You can write your code or reuse existing code or tools (as long as you acknowledge them and extend them if needed).

Include in your report details about what sentence embeddings you chose (with what parameters and what mechanism is behind them), and add in the table below with the results of their evaluations on the above-mentioned benchmark dataset (if you used more than 5 embeddings, mention in the report but put the best 5 results in the table). Include in your report your system output for your best model for all the files in the test data.

We will have a mini-competition for the best score over the benchmark dataset for your best sentence embedding results. The evaluation score to report is the Pearson correlation between the score obtained by your model and the expected solution. The expected solution scores are numeric values between and 5 (from low similarity to high similarity).

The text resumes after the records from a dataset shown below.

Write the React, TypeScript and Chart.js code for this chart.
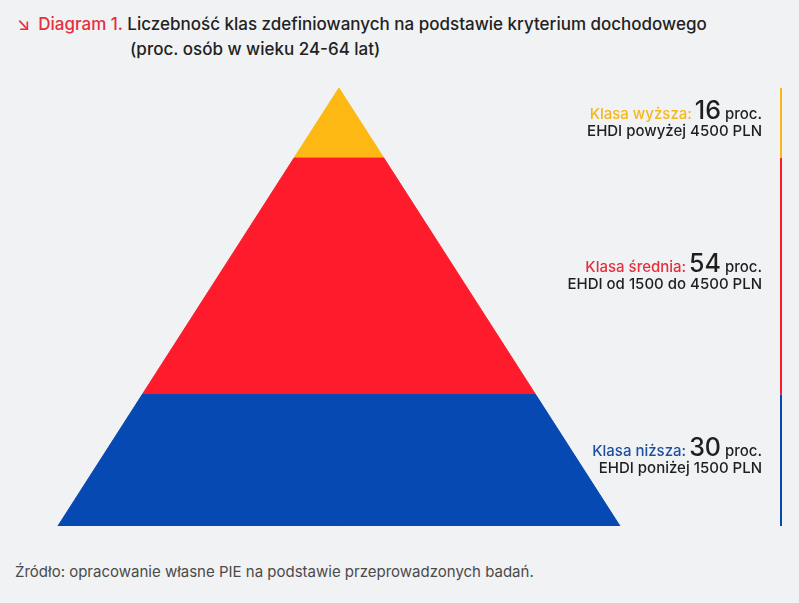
import { useEffect, useRef } from 'react';
import { Chart, registerables, type ChartConfiguration, type Plugin } from 'chart.js';

Chart.register(...registerables);

// bottom to top
const classNames = ['Klasa niższa', 'Klasa średnia', 'Klasa wyższa'];
const shares = [30, 54, 16];
const incomeRanges = ['EHDI poniżej 1500 PLN', 'EHDI od 1500 do 4500 PLN', 'EHDI powyżej 4500 PLN'];
const fillColors = ['#0649b3', '#fe1b2c', '#fdb813'];
const labelColors = ['#1d4f9e', '#e5303c', '#f4b71c'];

const FONT = 'Inter, "Open Sans", sans-serif';
const BAR_X = 157.3;

function bands() {
  let cum = 0;
  return shares.map((s) => {
    const lo = cum;
    cum += s;
    return { lo, hi: cum };
  });
}

export default function App() {
  const canvasRef = useRef<HTMLCanvasElement>(null);

  useEffect(() => {
    document.body.style.margin = '0';
    const canvas = canvasRef.current;
    if (!canvas) return;
    const b = bands();

    const labelsPlugin: Plugin = {
      id: 'pyramidLabels',
      afterDraw(c) {
        const ctx = c.ctx;
        const xs = c.scales.x;
        const ys = c.scales.y;
        const right = xs.getPixelForValue(BAR_X) - 19;
        ctx.save();
        ctx.textAlign = 'right';
        ctx.textBaseline = 'alphabetic';
        b.forEach((band, i) => {
          const mid = (ys.getPixelForValue(band.lo) + ys.getPixelForValue(band.hi)) / 2;
          const base1 = mid - 4;
          let x = right;
          ctx.font = `500 15px ${FONT}`;
          ctx.fillStyle = '#1f1f1f';
          ctx.fillText('proc.', x, base1);
          x -= ctx.measureText('proc.').width + 4;
          ctx.font = `500 25px ${FONT}`;
          const num = String(shares[i]);
          ctx.fillText(num, x, base1);
          x -= ctx.measureText(num).width + 3;
          ctx.font = `500 15px ${FONT}`;
          ctx.fillStyle = labelColors[i];
          ctx.fillText(classNames[i] + ':', x, base1);
          ctx.fillStyle = '#1f1f1f';
          ctx.fillText(incomeRanges[i], right, base1 + 17);
        });
        ctx.restore();
      },
    };

    const polygons = b.map((band, i) => ({
      type: 'line' as const,
      data: [
        { x: -(100 - band.lo), y: band.lo },
        { x: 100 - band.lo, y: band.lo },
        { x: 100 - band.hi, y: band.hi },
        { x: -(100 - band.hi), y: band.hi },
        { x: -(100 - band.lo), y: band.lo },
      ],
      backgroundColor: fillColors[i],
      borderColor: fillColors[i],
      borderWidth: 1,
      pointRadius: 0,
      tension: 0,
      fill: 'shape' as const,
    }));

    const sideBars = b.map((band, i) => ({
      type: 'line' as const,
      data: [
        { x: BAR_X, y: band.lo },
        { x: BAR_X, y: band.hi },
      ],
      borderColor: fillColors[i],
      borderWidth: 2,
      pointRadius: 0,
      fill: false,
    }));

    const config: ChartConfiguration = {
      type: 'line',
      data: { datasets: [...polygons, ...sideBars] as any },
      options: {
        responsive: true,
        maintainAspectRatio: false,
        animation: false,
        layout: { padding: 0 },
        plugins: {
          legend: { display: false },
          tooltip: { enabled: false },
        },
        scales: {
          x: { type: 'linear', min: -120.6, max: 163.7, display: false },
          y: { type: 'linear', min: 0, max: 100, display: false },
        },
      },
      plugins: [labelsPlugin],
    };

    const chart = new Chart(canvas, config);
    return () => chart.destroy();
  }, []);

  return (
    <div
      style={{
        position: 'relative',
        width: 799,
        height: 603,
        background: '#f1f2f4',
        fontFamily: FONT,
        overflow: 'hidden',
      }}
    >
      <div style={{ position: 'absolute', left: 17, top: 12, fontSize: 17, fontWeight: 500, color: '#222', lineHeight: '25px' }}>
        <span style={{ color: '#e5303c' }}>
          <span style={{ marginRight: 8 }}>↘</span>Diagram 1.
        </span>{' '}
        Liczebność klas zdefiniowanych na podstawie kryterium dochodowego
        <div style={{ paddingLeft: 113 }}>(proc. osób w wieku 24-64 lat)</div>
      </div>
      <div style={{ position: 'absolute', left: 0, top: 88, width: 799, height: 438 }}>
        <canvas ref={canvasRef} />
      </div>
      <div style={{ position: 'absolute', left: 15, top: 562, fontSize: 15, color: '#4a4a4a' }}>
        Źródło: opracowanie własne PIE na podstawie przeprowadzonych badań.
      </div>
    </div>
  );
}
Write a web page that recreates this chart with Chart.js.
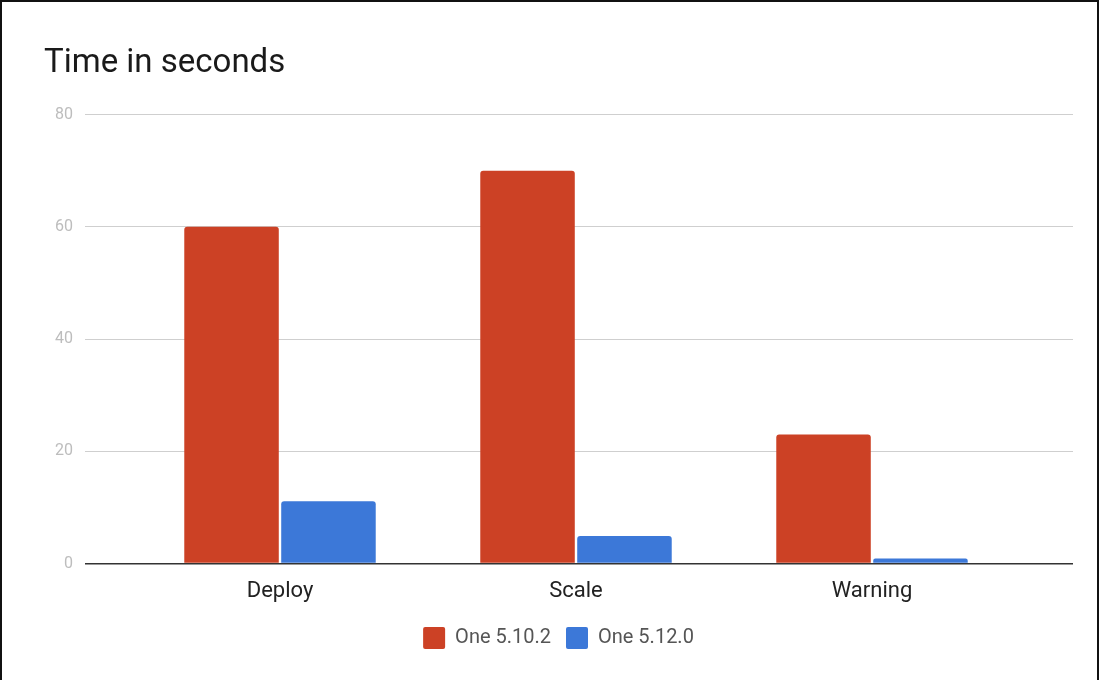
<!DOCTYPE html>
<html lang="en">
<head>
<meta charset="UTF-8">
<title>Time in seconds</title>
<script src="https://cdn.jsdelivr.net/npm/chart.js@4.4.1/dist/chart.umd.min.js"></script>
<style>
  html, body { margin: 0; padding: 0; background: #fff; }
  .wrap { position: relative; width: 1099px; height: 680px; overflow: hidden; }
  .frame { position: absolute; left: 0; top: 0; width: 1099px; height: 690px; box-sizing: border-box; border: 2px solid #111; pointer-events: none; }
  canvas { position: absolute; left: 0; top: 0; }
</style>
</head>
<body>
<div class="wrap">
  <canvas id="chart" width="1099" height="680"></canvas>
  <div class="frame"></div>
</div>
<script>
const categories = ['Deploy', 'Scale', 'Warning'];
const seriesNames = ['One 5.10.2', 'One 5.12.0'];
const oldVersion = [60, 70, 23];
const newVersion = [11.1, 4.9, 0.9];
const yTicks = [0, 20, 40, 60, 80];

const RED = '#cc4125';
const BLUE = '#3c78d8';
const FONT = 'Roboto, "Noto Sans", sans-serif';

// gridline colour, darker for the baseline
const lineColor = c => c.tick && c.tick.value === 0 ? '#333' : '#cfcfcf';
const lineWidth = c => c.tick && c.tick.value === 0 ? 1.5 : 1;

new Chart(document.getElementById('chart'), {
  type: 'bar',
  data: {
    labels: categories,
    datasets: [
      { label: seriesNames[0], data: oldVersion, backgroundColor: RED, borderRadius: { topLeft: 3, topRight: 3 }, borderSkipped: 'bottom' },
      { label: seriesNames[1], data: newVersion, backgroundColor: BLUE, borderRadius: { topLeft: 3, topRight: 3 }, borderSkipped: 'bottom' }
    ]
  },
  options: {
    responsive: false,
    animation: false,
    layout: { padding: { top: 44, left: 44, right: 26, bottom: 21 } },
    datasets: { bar: { categoryPercentage: 0.655, barPercentage: 0.975 } },
    plugins: {
      title: {
        display: true,
        text: 'Time in seconds',
        align: 'start',
        color: '#1a1a1a',
        font: { family: FONT, size: 33, weight: 'normal' },
        padding: { top: 0, bottom: 31 }
      },
      legend: {
        position: 'bottom',
        labels: {
          boxWidth: 22, boxHeight: 22, padding: 15,
          color: '#555',
          font: { family: FONT, size: 20 },
          generateLabels: chart => chart.data.datasets.map((ds, i) => ({
            text: ds.label, fillStyle: ds.backgroundColor, strokeStyle: ds.backgroundColor,
            lineWidth: 0, fontColor: '#555', datasetIndex: i, borderRadius: 2
          }))
        }
      },
      tooltip: { enabled: false }
    },
    scales: {
      x: {
        grid: { display: false },
        border: { display: false },
        ticks: { color: '#222', font: { family: FONT, size: 22 }, padding: 7 }
      },
      y: {
        min: 0, max: 80,
        afterFit: s => { s.width = 88; },
        afterBuildTicks: s => { s.ticks = yTicks.map(v => ({ value: v })); },
        border: { display: false },
        grid: { drawTicks: true, tickLength: 47, color: lineColor, lineWidth: lineWidth },
        ticks: { color: '#bdbdbd', font: { family: FONT, size: 16 }, padding: 12 }
      },
      y2: {
        position: 'right',
        min: 0, max: 80,
        afterFit: s => { s.width = 53; },
        afterBuildTicks: s => { s.ticks = yTicks.map(v => ({ value: v })); },
        border: { display: false },
        grid: { drawOnChartArea: false, drawTicks: true, tickLength: 53, color: lineColor, lineWidth: lineWidth },
        ticks: { display: false }
      }
    }
  }
});
</script>
</body>
</html>
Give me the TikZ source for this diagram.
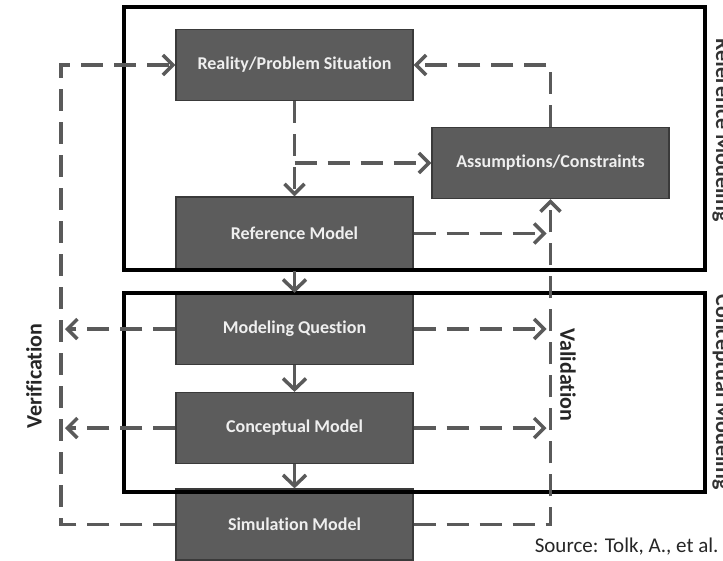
\documentclass[tikz,border=0pt]{standalone}
\usepackage{fontspec}
\setmainfont[Ligatures=NoCommon]{Carlito}
\usetikzlibrary{arrows.meta,calc}
\definecolor{boxfill}{HTML}{5C5C5C}
\definecolor{boxedge}{HTML}{3A3A3A}
\definecolor{lgray}{HTML}{5A5A5A}
\definecolor{txtw}{HTML}{EFEFEF}
\begin{document}
\begin{tikzpicture}[x=1pt,y=-1pt,
  box/.style={draw=boxedge, fill=boxfill, line width=1.2pt, minimum width=237pt,
    minimum height=71pt, inner sep=0pt, text=txtw,
    font=\bfseries\fontsize{18}{20}\selectfont},
  frame/.style={draw=black, line width=3.5pt},
  dsh/.style={draw=lgray, line width=3.5pt, dash pattern=on 22pt off 11pt},
  sld/.style={draw=lgray, line width=3.5pt},
  vtip/.style={-{Straight Barb[length=10pt,width=20pt]}},
  btip/.style={-{Straight Barb[length=11pt,width=23pt]}},
  lbl/.style={font=\bfseries\fontsize{22}{24}\selectfont}]
\useasboundingbox (0,0) rectangle (723,560);
% boxes
\node[box] (real) at (294.5,65) {Reality/Problem Situation};
\node[box] (assum) at (550.5,163) {Assumptions/Constraints};
\node[box, minimum height=73pt] (ref) at (294.5,233.5) {Reference Model};
\node[box] (mq) at (294.5,329) {Modeling Question};
\node[box] (cm) at (294.5,428) {Conceptual Model};
\node[box] (sim) at (294.5,524.5) {Simulation Model};
% frames
\draw[frame] (124,7) rectangle (705,270);
\draw[frame] (124,293) rectangle (705,492);
% helper coordinates
\coordinate (vx) at (assum.south);
\coordinate (vl) at (61,0);
% solid arrows
\draw[sld, btip] (ref.south) -- (mq.north);
\draw[sld, btip] (mq.south) -- (cm.north);
\draw[sld, btip] (cm.south) -- (sim.north);
% dashed arrows (reference modeling)
\draw[dsh, vtip] (real.south) -- (ref.north);
\draw[dsh, vtip] (real.south |- assum.west) -- (assum.west);
\draw[dsh, vtip] (assum.north) |- (real.east);
\draw[dsh, vtip] (ref.east) -- ($(ref.east -| vx)+(-4,0)$);
% validation
\draw[dsh, vtip] (sim.east) -| (assum.south);
\draw[dsh, vtip] (mq.east) -- ($(mq.east -| vx)+(-4,0)$);
\draw[dsh, vtip] (cm.east) -- ($(cm.east -| vx)+(-4,0)$);
% verification
\draw[dsh, vtip] (sim.west) -| (real.west -| vl) -- (real.west);
\draw[dsh, vtip] (mq.west) -- ($(mq.west -| vl)+(4,0)$);
\draw[dsh, vtip] (cm.west) -- ($(cm.west -| vl)+(4,0)$);
% labels
\node[lbl, rotate=90, text=black!85] (ver) at (34,376) {Verification};
\node[lbl, rotate=-90, text=black!85] (val) at (568,375) {Validation};
\node[lbl, rotate=-90, anchor=base, text=black!80] (rml) at (716,130) {Reference Modeling};
\node[lbl, rotate=-90, anchor=base, text=black!80] (cml) at (716,392) {Conceptual Modeling};
\node[anchor=base east, font=\fontsize{21}{24}\selectfont, text=black!85] (src) at (722,552) {Source: Tolk, A., et al.};
\end{tikzpicture}
\end{document}
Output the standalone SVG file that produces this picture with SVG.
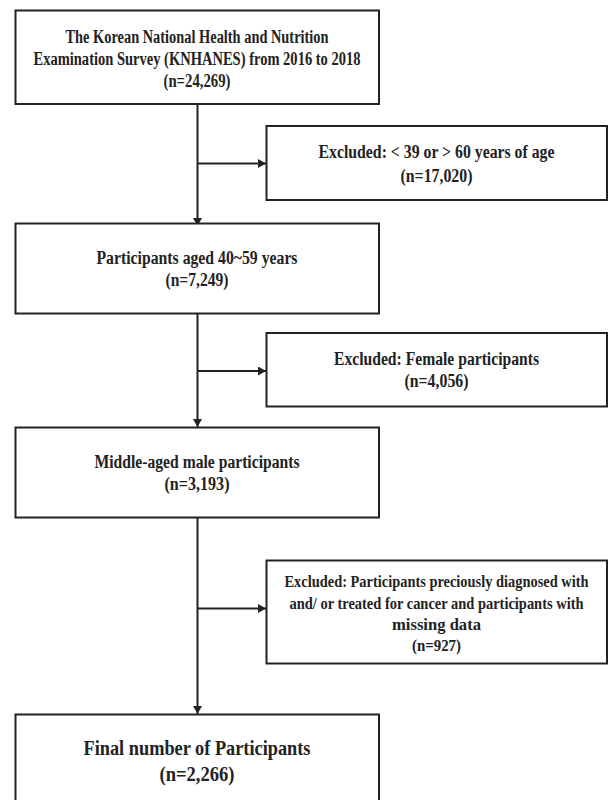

There is script that you can use to compute the correlations (included in the zip file for the test data).

Sentence Similarity

Datasets	SE1	SE2	SE3	SE4	SE5	Best Score
STS test data

Submission instructions:

1. Prepare a report with written answers for the two parts. Summarize the methods that you implemented, any additional resources that you used, present the results that you obtained, and discuss them. Write the names and student numbers of the team members at the beginning of the report and explain how the tasks were divided.

2. Submit your report, results file (output.txt, tokens.txt, results files for part 2), and code electronically through the Virtual Campus. Archive everything in a .zip file. Do not include the initial data files or any external tools or word/sentence embedding pre-trained models. Include a readme file explaining how to run each program that you implemented and how to use any external resources.